To help readers understand this new position, can you share some of your duties and goals in this new role?
I will focus on the intersection of new product/process development and climate resilient solutions to add value to agricultural crops and products. I intend to serve as a resource and connector for value chain participants, from growers to processors, who wish to develop markets for emerging crops. Consumers desire more sustainable products and transparency and this role builds on that trend by assisting in the value creation of crops and practices that help build soil health in tandem with conventional cropping systems or row-crop production. In doing so, my goal is to be inclusive of all Minnesota entities interested in adding value to their operations via novel supply chain development.
Since this is a new position, what is your vision for it?
My vision is to learn about existing infrastructure and value chain actors who aim to capture a place in the exciting emerging markets for perennial and alternative annual crops such as those being developed by The Land Institute and UMN’s Forever Green Initiative. These crops can be incorporated to add a third crop to a two-year rotation, diversifying cropping systems – which reduces risk and adds income, improves soil health, sequesters nutrients and carbon, and improves water quality. By accelerating the supply chain development for new crops and valuable quality traits, I hope to help improve the long-term health of a farming operation and its surrounding ecosystem.

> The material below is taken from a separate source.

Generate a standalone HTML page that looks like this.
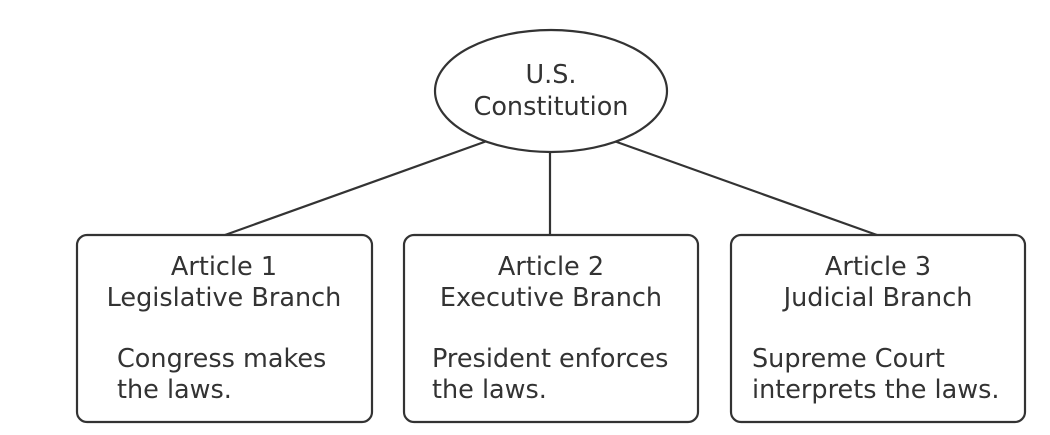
<!DOCTYPE html>
<html><head><style>
html,body{margin:0;padding:0;background:#fff;}
svg{display:block;}
text{font-family:"DejaVu Sans","Liberation Sans",sans-serif;font-size:25.5px;fill:#333;}
</style></head><body>
<svg width="1050" height="435" viewBox="0 0 1050 435" xmlns="http://www.w3.org/2000/svg">
<g stroke="#333" stroke-width="2.2" fill="none">
<line x1="487" y1="141" x2="225" y2="235"/>
<line x1="614" y1="141" x2="877" y2="235"/>
<line x1="550" y1="152" x2="550" y2="235"/>
<ellipse cx="551" cy="91" rx="116" ry="61" fill="#fff"/>
<rect x="77" y="235" width="295" height="187" rx="10" fill="#fff"/>
<rect x="404" y="235" width="294" height="187" rx="10" fill="#fff"/>
<rect x="731" y="235" width="294" height="187" rx="10" fill="#fff"/>
</g>
<text x="551" y="83" text-anchor="middle">U.S.</text>
<text x="551" y="115" text-anchor="middle">Constitution</text>
<text x="224" y="275" text-anchor="middle">Article 1</text>
<text x="224" y="306" text-anchor="middle">Legislative Branch</text>
<text x="117" y="367">Congress makes</text>
<text x="117" y="398">the laws.</text>
<text x="551" y="275" text-anchor="middle">Article 2</text>
<text x="551" y="306" text-anchor="middle">Executive Branch</text>
<text x="432" y="367">President enforces</text>
<text x="432" y="398">the laws.</text>
<text x="878" y="275" text-anchor="middle">Article 3</text>
<text x="878" y="306" text-anchor="middle">Judicial Branch</text>
<text x="752" y="367">Supreme Court</text>
<text x="752" y="398">interprets the laws.</text>
</svg>
</body></html>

In addition to the value captured by diversifying traditional farming operations, new standards are being developed to pay
growers for these ecosystem services – on top of the market prices they receive for growing these grains. My role will be to also understand the fluctuations and changes in these emerging opportunity areas, to build networks of peers and actors along the value chain, and to build best practices that de-risk entering these new markets.
What current programs do you oversee and how will this new position benefit AURI, its clients and the state of Minnesota?
As part of the Commercialization team at AURI, I will assist on grants and programs that support the formulation of markets for novel crops and quality traits. Many novel crops are currently in a critical development phase – some of which have already begun to see action in fields and in product development – and include perennial grains such as Kernza®; winter hardy annual “cash cover crops” such as winter camelina, pennycress, winter barley, and winter hybrid rye; perennial oilseeds such as perennial flax and silphium; agroforestry crops such as hybrid hazelnuts and elderberries, improved common winter annual cover crops such as hairy vetch, and winter rye; and perennial forage legumes such as kura clover and alfalfa.
I will also be a value chain connector to explore solutions to constraints that accelerate adoption of new market spaces
How can supporting improving novel supply chains benefit Minnesota?
Minnesota’s history as the flour milling epicenter during the second Industrial Revolution made it an epicenter for the first 50+ years of the U.S. food system. By innovating and commercializing novel crops, we will move that legacy forward with an eye to sustainable agricultural approaches that provide food and agricultural food products for a growing population during another critical moment in history where the planet’s natural resources are experiencing stress. However, solutions require a supply chain approach – growers and the market itself cannot spur these important changes without also incorporating other supply chain entities to incentivize and promote these new agricultural technologies.